The year 2014 also saw the firm diversify offerings to expand into diamond drilling. “We purchased some new rigs from America and brought them to Australia, built them in-house and upgraded the operating systems to reflect what we wanted out of them,” he revealed.
McKay’s diamond drilling rig fleet consists of some of the industry’s most leading-edge equipment, including hands-free remote-control rod handling and monitoring technology. Their LF350 rig is the first of its kind in the nation, and features a retraction system that removes all the hydraulic cylinders from the mast assembly, which represents another huge leap forward in worker safety.
“A lot of the innovation in technology and the operating systems of our rigs is developed in conjunction with our drillers and the teams on the ground that will be operating the equipment. If you look at the way people innovate and develop equipment, historically it's been a product that's been developed for a market need, whereas we engaged our team on the ground to get involved in developing system solutions that are beneficial for them and for the operational functionality of these machines, as well as for meeting our clients’ needs,” Earl explained.

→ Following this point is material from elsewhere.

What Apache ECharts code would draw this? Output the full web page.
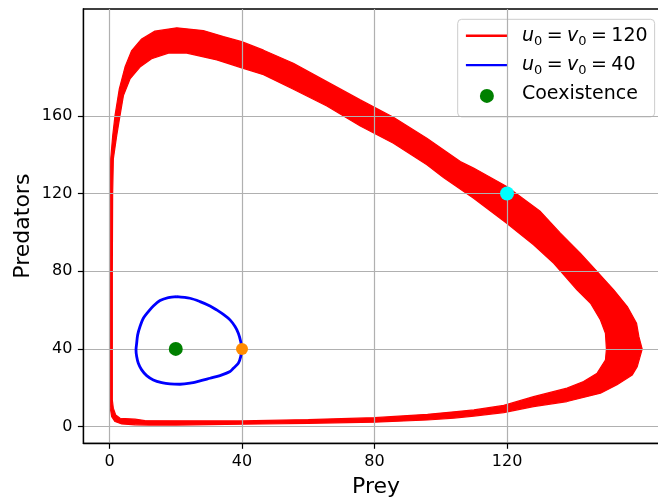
<!DOCTYPE html>
<html>
<head>
<meta charset="utf-8">
<script src="https://cdn.jsdelivr.net/npm/echarts@6/dist/echarts.min.js"></script>
<style>
  html, body { margin: 0; padding: 0; background: #ffffff; }
  #chart { width: 658px; height: 500px; }
</style>
</head>
<body>
<div id="chart"></div>
<script>
// Tick positions shown on each axis
const xTicks = [0, 40, 80, 120];
const yTicks = [0, 40, 80, 120, 160];

// Predator-prey orbit started at u0 = v0 = 120: the integration drifts,
// so the trajectory sweeps out a band. Outer edge of that band, [prey, predators].
const redOuter = [
  [0.15, 10.3], [0.66, 5.1], [1.66, 2.6], [3.7, 1.4], [7.7, 0.9], [12, 0.8],
  [20, 0.8], [30, 1.0], [40, 1.2], [60, 1.7], [80, 2.3], [96, 3.4], [104, 4.4],
  [110, 5.4], [119, 7.2], [128, 10.3], [138.1, 12.9], [148.2, 17.2], [153.2, 21.5],
  [157.8, 26.6], [159.3, 30.9], [160.8, 39.9], [159.8, 46.3], [159.1, 53.2],
  [156.3, 61.8], [152.2, 70.4], [147.2, 79.8], [142.1, 89.3], [136.1, 99.6],
  [130.1, 110.7], [119.9, 123.6], [109.9, 133.1], [105.9, 136.5], [95.8, 148.5],
  [85.7, 159.3], [75.7, 168.2], [65.6, 177.6], [55.5, 187.1], [46.5, 193.8],
  [39.9, 198.2], [34.4, 200.8], [28.3, 203.9], [20.3, 205.3], [13.7, 203.6],
  [9.7, 199.6], [6.7, 193.6], [4.68, 185.1], [2.96, 173.9], [1.66, 160.1],
  [0.97, 149.8], [0.36, 137.8], [0.2, 110], [0.15, 60], [0.15, 20], [0.15, 10.3]
];
// Inner edge of the same band
const redInner = [
  [0.85, 13.7], [1.15, 9.5], [1.87, 6.0], [3.2, 4.3], [7.7, 3.8], [10.7, 3.1],
  [20, 3.0], [40, 2.9], [60, 3.6], [80, 4.6], [96, 6.3], [104, 7.6], [110, 8.6],
  [119, 10.9], [128, 15.4], [138.1, 19.8], [143.1, 23.2], [147.2, 27.5],
  [149.7, 34.3], [150, 39.9], [149.7, 48.1], [148.2, 54.9], [145.2, 63.5],
  [141.1, 70.4], [134.1, 84.1], [128, 93.6], [119.9, 104.7], [109.9, 117.6],
  [100.8, 128.3], [95.8, 134.8], [85.7, 145.9], [75.7, 154.8], [65.6, 165.1],
  [55.5, 173.7], [46.5, 181.2], [39.9, 184.7], [32.4, 188.8], [23.3, 192.3],
  [17.8, 192.3], [12.7, 189.4], [9.2, 185.1], [6.19, 179.0], [4.2, 170.4],
  [3.17, 160.1], [2.17, 149.8], [1.16, 137.8], [0.95, 120], [0.85, 80],
  [0.85, 40], [0.85, 13.7]
];

// Closed orbit started at u0 = v0 = 40
const blueLoop = [
  [20.28, 66.94], [24.30, 66.08], [27.32, 64.37], [30.34, 62.14], [32.35, 60.08],
  [34.57, 57.50], [36.38, 54.93], [37.89, 51.50], [38.89, 48.07], [39.60, 43.77],
  [39.90, 40.00], [39.60, 36.05], [38.89, 32.62], [37.38, 30.05], [36.38, 28.33],
  [33.36, 26.27], [30.34, 24.90], [27.32, 23.53], [24.30, 22.33], [21.28, 21.81],
  [18.26, 21.98], [15.75, 22.67], [13.23, 24.04], [11.22, 26.27], [9.71, 29.19],
  [8.70, 32.62], [8.20, 36.05], [8.00, 39.49], [8.20, 42.92], [8.50, 47.21],
  [9.21, 51.50], [10.21, 55.79], [11.72, 59.22], [13.23, 62.14], [15.25, 64.88],
  [17.76, 66.43], [20.28, 66.94]
];

// Equilibrium and the two starting states
const coexistence = [[20, 40]];
const start120 = [[120, 120]];
const start40 = [[40, 40]];

const FONT = 'DejaVu Sans';
const NAME_120 = 'u0 = v0 = 120';
const NAME_40 = 'u0 = v0 = 40';
const NAME_EQ = 'Coexistence';

const chart = echarts.init(document.getElementById('chart'), null, { renderer: 'canvas' });

const axisCommon = {
  type: 'value',
  z: 3,
  axisLine: { show: true, onZero: false, lineStyle: { color: '#000', width: 1.3 } },
  axisTick: { show: true, inside: false, length: 5.5, lineStyle: { color: '#000', width: 1.2 } },
  splitLine: { show: true, lineStyle: { color: '#b0b0b0', width: 1.2 } },
  nameLocation: 'middle',
  nameMoveOverlap: false,
  nameTextStyle: { fontFamily: FONT, fontSize: 22, color: '#000' }
};

chart.setOption({
  animation: false,
  backgroundColor: '#ffffff',
  grid: {
    left: 83.4, top: 9, width: 585.3, height: 434.3,
    outerBoundsMode: 'none',
    containLabel: false,
    show: true, borderColor: '#000', borderWidth: 1.3
  },
  xAxis: Object.assign({}, axisCommon, {
    min: -7.88, max: 168.8,
    name: 'Prey', nameGap: 33,
    axisTick: Object.assign({}, axisCommon.axisTick, { customValues: xTicks }),
    axisLabel: { customValues: xTicks, margin: 11, fontFamily: FONT, fontSize: 16, color: '#000' }
  }),
  yAxis: Object.assign({}, axisCommon, {
    min: -8.6, max: 215.0,
    name: 'Predators', nameGap: 49,
    axisTick: Object.assign({}, axisCommon.axisTick, { customValues: yTicks }),
    axisLabel: { customValues: yTicks, margin: 11, fontFamily: FONT, fontSize: 16, color: '#000' }
  }),
  legend: {
    orient: 'vertical',
    left: 457.7, top: 19.3,
    z: 2,
    itemWidth: 42, itemHeight: 14, itemGap: 7.8,
    padding: [7, 7, 13, 7],
    backgroundColor: 'rgba(255,255,255,0.8)',
    borderColor: '#cccccc', borderWidth: 1, borderRadius: 4,
    selectedMode: false,
    data: [
      { name: NAME_120, itemStyle: { opacity: 0 }, lineStyle: { width: 2.4, color: '#ff0000', opacity: 1 } },
      { name: NAME_40, itemStyle: { opacity: 0 }, lineStyle: { width: 2.4, color: '#0000ff', opacity: 1 } },
      { name: NAME_EQ, icon: 'circle', itemStyle: { color: '#008000', opacity: 1 }, textStyle: { padding: [0, 0, 3, 9] } }
    ],
    formatter: function (name) {
      if (name === NAME_120) return '{i|u}{s|0}{sp| }{n|=}{sp| }{i|v}{s|0}{sp| }{n|=}{sp| }{n|120}';
      if (name === NAME_40) return '{i|u}{s|0}{sp| }{n|=}{sp| }{i|v}{s|0}{sp| }{n|=}{sp| }{n|40}';
      return '{n|' + name + '}';
    },
    textStyle: {
      fontFamily: FONT, fontSize: 19, color: '#000',
      padding: [0, 0, 0, 9],
      rich: {
        i: { fontFamily: FONT, fontSize: 19, fontStyle: 'italic', lineHeight: 24, color: '#000' },
        s: { fontFamily: FONT, fontSize: 13, lineHeight: 13, verticalAlign: 'bottom', color: '#000' },
        sp: { fontFamily: FONT, fontSize: 14, lineHeight: 24, color: '#000' },
        n: { fontFamily: FONT, fontSize: 19, lineHeight: 24, color: '#000' }
      }
    }
  },
  series: [
    {
      name: NAME_120, type: 'line', data: redOuter, symbol: 'none', z: 2,
      itemStyle: { color: '#ff0000' },
      lineStyle: { color: '#ff0000', width: 1.2 }, silent: true
    },
    {
      name: NAME_120, type: 'line', data: redInner, symbol: 'none', z: 2,
      itemStyle: { color: '#ff0000' },
      lineStyle: { color: '#ff0000', width: 1.2 }, silent: true
    },
    {
      // filled band between the outer and inner edges of the drifting orbit
      name: 'orbit band', type: 'custom', z: 2, silent: true,
      data: [[0, 0]],
      renderItem: function (params, api) {
        const pts = redOuter.map(function (p) { return api.coord(p); })
          .concat(redInner.slice().reverse().map(function (p) { return api.coord(p); }));
        return { type: 'polygon', shape: { points: pts }, style: { fill: '#ff0000', stroke: null } };
      }
    },
    {
      name: NAME_40, type: 'line', data: blueLoop, symbol: 'none', smooth: 0.3, z: 4,
      itemStyle: { color: '#0000ff' },
      lineStyle: { color: '#0000ff', width: 2.8 }, silent: true
    },
    {
      name: NAME_EQ, type: 'scatter', data: coexistence, symbol: 'circle', symbolSize: 14, z: 5,
      itemStyle: { color: '#008000', opacity: 1 }, silent: true
    },
    {
      name: 'start 120', type: 'scatter', data: start120, symbol: 'circle', symbolSize: 14, z: 5,
      itemStyle: { color: '#00ffff', opacity: 1 }, silent: true
    },
    {
      name: 'start 40', type: 'scatter', data: start40, symbol: 'circle', symbolSize: 12, z: 5,
      itemStyle: { color: '#ff8c00', opacity: 1 }, silent: true
    }
  ]
});
</script>
</body>
</html>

McKay is now exploring the potential of fully autonomous equipment. Typically, mining companies pushed contractors to adopt automated systems. In contrast, the drive toward automation has always come from inside McKay.

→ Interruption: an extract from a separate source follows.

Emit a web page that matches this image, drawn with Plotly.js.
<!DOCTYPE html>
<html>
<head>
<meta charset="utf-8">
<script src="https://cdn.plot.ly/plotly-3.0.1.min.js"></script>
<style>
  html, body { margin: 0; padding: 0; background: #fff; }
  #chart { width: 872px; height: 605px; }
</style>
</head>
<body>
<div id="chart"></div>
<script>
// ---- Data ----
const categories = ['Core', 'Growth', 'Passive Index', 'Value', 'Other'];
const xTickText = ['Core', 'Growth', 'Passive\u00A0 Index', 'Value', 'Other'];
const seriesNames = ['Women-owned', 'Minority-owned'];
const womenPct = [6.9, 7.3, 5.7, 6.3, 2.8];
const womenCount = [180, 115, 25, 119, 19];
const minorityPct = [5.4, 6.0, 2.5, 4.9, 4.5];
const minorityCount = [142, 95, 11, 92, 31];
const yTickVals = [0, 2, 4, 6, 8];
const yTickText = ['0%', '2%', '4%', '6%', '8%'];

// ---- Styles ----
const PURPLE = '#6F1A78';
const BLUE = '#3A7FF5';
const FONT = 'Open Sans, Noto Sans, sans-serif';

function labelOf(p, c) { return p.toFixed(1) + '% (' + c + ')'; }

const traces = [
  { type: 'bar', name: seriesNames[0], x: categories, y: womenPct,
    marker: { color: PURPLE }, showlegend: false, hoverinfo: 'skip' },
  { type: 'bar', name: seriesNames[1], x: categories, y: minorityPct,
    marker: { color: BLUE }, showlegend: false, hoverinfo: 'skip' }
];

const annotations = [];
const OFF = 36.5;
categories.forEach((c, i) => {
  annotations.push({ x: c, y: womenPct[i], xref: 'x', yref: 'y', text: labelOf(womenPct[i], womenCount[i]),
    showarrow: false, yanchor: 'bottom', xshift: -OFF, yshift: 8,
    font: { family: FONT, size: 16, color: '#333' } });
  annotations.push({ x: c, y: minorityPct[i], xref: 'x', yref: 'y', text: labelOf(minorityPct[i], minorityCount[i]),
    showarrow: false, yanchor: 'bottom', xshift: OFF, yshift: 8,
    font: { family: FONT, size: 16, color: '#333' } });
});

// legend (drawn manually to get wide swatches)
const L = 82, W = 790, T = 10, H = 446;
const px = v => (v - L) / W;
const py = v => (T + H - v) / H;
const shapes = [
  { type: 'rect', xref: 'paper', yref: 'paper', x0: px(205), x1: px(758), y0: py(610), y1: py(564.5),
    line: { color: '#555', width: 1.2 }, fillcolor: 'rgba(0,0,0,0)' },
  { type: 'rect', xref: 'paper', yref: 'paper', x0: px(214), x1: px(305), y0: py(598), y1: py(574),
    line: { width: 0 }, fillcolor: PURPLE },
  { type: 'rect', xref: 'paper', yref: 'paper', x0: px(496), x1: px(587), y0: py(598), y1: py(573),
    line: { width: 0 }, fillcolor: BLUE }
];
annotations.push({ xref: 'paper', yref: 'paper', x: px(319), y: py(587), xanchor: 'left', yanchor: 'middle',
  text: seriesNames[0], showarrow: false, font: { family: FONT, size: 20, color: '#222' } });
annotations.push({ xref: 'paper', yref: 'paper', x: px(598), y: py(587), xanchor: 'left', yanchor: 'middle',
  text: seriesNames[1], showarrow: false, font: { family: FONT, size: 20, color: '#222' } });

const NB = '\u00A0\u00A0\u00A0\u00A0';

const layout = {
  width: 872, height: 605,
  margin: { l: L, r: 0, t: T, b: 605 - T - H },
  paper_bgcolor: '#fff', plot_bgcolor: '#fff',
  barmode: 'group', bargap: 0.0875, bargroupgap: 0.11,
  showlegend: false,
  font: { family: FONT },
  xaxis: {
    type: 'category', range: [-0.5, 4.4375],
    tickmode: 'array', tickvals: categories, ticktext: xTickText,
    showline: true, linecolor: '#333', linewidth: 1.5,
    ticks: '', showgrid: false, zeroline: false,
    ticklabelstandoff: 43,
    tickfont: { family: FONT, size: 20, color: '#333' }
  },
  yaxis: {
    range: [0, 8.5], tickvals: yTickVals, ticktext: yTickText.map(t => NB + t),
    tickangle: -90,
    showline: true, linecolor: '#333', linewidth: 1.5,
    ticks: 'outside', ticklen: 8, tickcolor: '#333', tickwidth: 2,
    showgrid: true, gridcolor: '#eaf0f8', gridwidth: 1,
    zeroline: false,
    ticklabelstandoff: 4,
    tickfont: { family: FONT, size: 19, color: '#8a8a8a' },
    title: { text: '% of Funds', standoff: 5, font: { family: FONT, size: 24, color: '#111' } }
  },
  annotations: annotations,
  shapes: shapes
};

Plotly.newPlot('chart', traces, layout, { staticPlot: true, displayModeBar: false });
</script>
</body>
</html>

“We see great value in automating systems and removing operators from risk. If we can automate systems and processes, we eliminate any human factors or incidents that may create equipment damage and downtime. But our main focus is always employee and rig safety.”
Creating a safe work environment for all people, equipment, and the environment is a company cornerstone. “That's the whole reason why we innovate in the first place,” he stressed. “We’ve still got work to do, like finding ways to remove our operators from dangerous zones of the rig, whether it's remote operation like we have with the I-rigs, or getting to the stage where we can have a centralised control centre in an office where the drillers are monitoring and operating the rigs remotely and aren’t exposed to moving parts and equipment, or to extreme weather conditions and thermal heat up in the Pilbara, getting them out of 50 degree heat and removing those risks.”

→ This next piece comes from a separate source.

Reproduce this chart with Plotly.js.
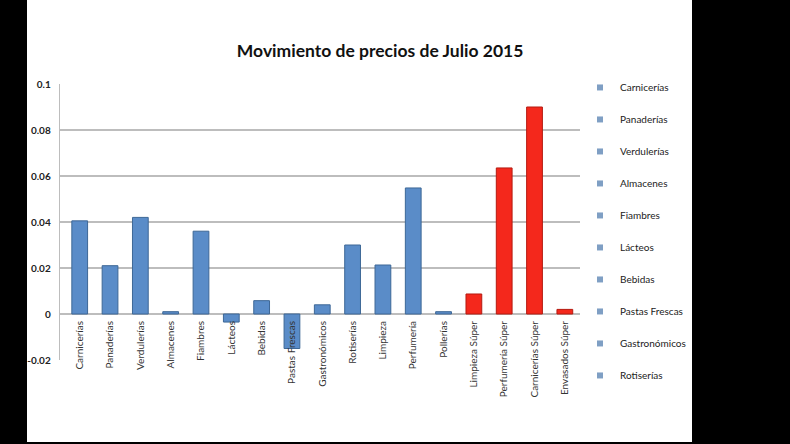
<!DOCTYPE html>
<html><head><meta charset="utf-8">
<script src="https://cdn.plot.ly/plotly-3.0.1.min.js"></script>
<style>
html,body{margin:0;padding:0;background:#000;width:790px;height:444px;overflow:hidden}
#chart{position:absolute;left:27px;top:0;width:665px;height:442px;background:#fff}
</style></head><body><div id="chart"></div>
<script>
const categories = ['Carnicerías','Panaderías','Verdulerías','Almacenes','Fiambres','Lácteos','Bebidas','Pastas Frescas','Gastronómicos','Rotiserías','Limpieza','Perfumería','Pollerías','Limpieza Súper','Perfumería Súper','Carnicerías Súper','Envasados Súper'];
const values = [0.0405, 0.021, 0.042, 0.001, 0.036, -0.0035, 0.0058, -0.015, 0.004, 0.030, 0.0213, 0.0548, 0.001, 0.0087, 0.0635, 0.090, 0.002];
const isSuper = [false,false,false,false,false,false,false,false,false,false,false,false,false,true,true,true,true];
const legendLabels = ['Carnicerías','Panaderías','Verdulerías','Almacenes','Fiambres','Lácteos','Bebidas','Pastas Frescas','Gastronómicos','Rotiserías'];
const yTicks = [-0.02, 0, 0.02, 0.04, 0.06, 0.08, 0.1];
const yTickText = ['-0.02','0','0.02','0.04','0.06','0.08','0.1'];

const BLUE = '#5a8cc8', BLUE_EDGE = '#3d6796';
const RED = '#f4281c', RED_EDGE = '#b51a10';

const traces = [{
  type: 'bar', x: categories, y: values, showlegend: false, hoverinfo: 'x+y',
  marker: {color: isSuper.map(s => s ? RED : BLUE),
           line: {color: isSuper.map(s => s ? RED_EDGE : BLUE_EDGE), width: 1}}
}];
legendLabels.forEach((name, i) => traces.push({
  type: 'scatter', mode: 'markers', x: [null], y: [null], name: name, legendgroup: 'g' + i,
  marker: {color: '#7f9fc4', symbol: 'square', size: 6}, showlegend: true
}));

const layout = {
  width: 665, height: 442,
  margin: {l: 33, r: 112, t: 84, b: 82, autoexpand: false},
  paper_bgcolor: '#fff', plot_bgcolor: '#fff',
  font: {family: 'Lato, "Open Sans", sans-serif', color: '#333'},
  title: {text: '<b>Movimiento de precios de Julio 2015</b>',
          font: {size: 17.5, color: '#111', family: 'Lato, "Open Sans", sans-serif'},
          xref: 'container', x: 0.531, xanchor: 'center',
          yref: 'container', y: 0.885, yanchor: 'middle'},
  bargap: 0.48,
  showlegend: true,
  legend: {x: 1.0, xanchor: 'left', y: 1.04, yanchor: 'top',
           traceorder: 'grouped', tracegroupgap: 13, maxheight: 420,
           font: {size: 10, color: '#222'}, itemwidth: 30, bgcolor: 'rgba(0,0,0,0)'},
  xaxis: {type: 'category', range: [-0.65, 16.5], anchor: 'free', position: 0.1667,
          showline: false, showgrid: false, ticks: '', tickangle: -90,
          ticklabelstandoff: 4, tickfont: {size: 10, color: '#333'}, fixedrange: true},
  yaxis: {range: [-0.02, 0.1], tickvals: yTicks, ticktext: yTickText,
          showgrid: true, gridcolor: '#bdbdbd', gridwidth: 1.3, zeroline: false,
          showline: true, linecolor: '#bdbdbd', linewidth: 1.3,
          ticks: '', ticklabelstandoff: 6,
          tickfont: {size: 10, color: '#222', weight: 'bold'}, fixedrange: true}
};
Plotly.newPlot('chart', traces, layout, {displayModeBar: false, staticPlot: true});
</script></body></html>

Not surprisingly, McKay’s culture is one of deep caring and familial connection. “We are in a niche where we are large enough and have enough support in the business to cater for blue chip clients, but we are small enough to remain very nimble and to maintain a real personal touch with our workforce and teams on the ground … Mark visits the field and the workers and makes himself available, visiting the rigs, and socialising over a beer at the end of the day.
“Our people aren’t here working for a corporation, they’re working for Mark McKay and his family and everything he’s put on the line for the past 30 years. That’s the culture that we drive within our business. It works well, and it makes us stand out from other companies.”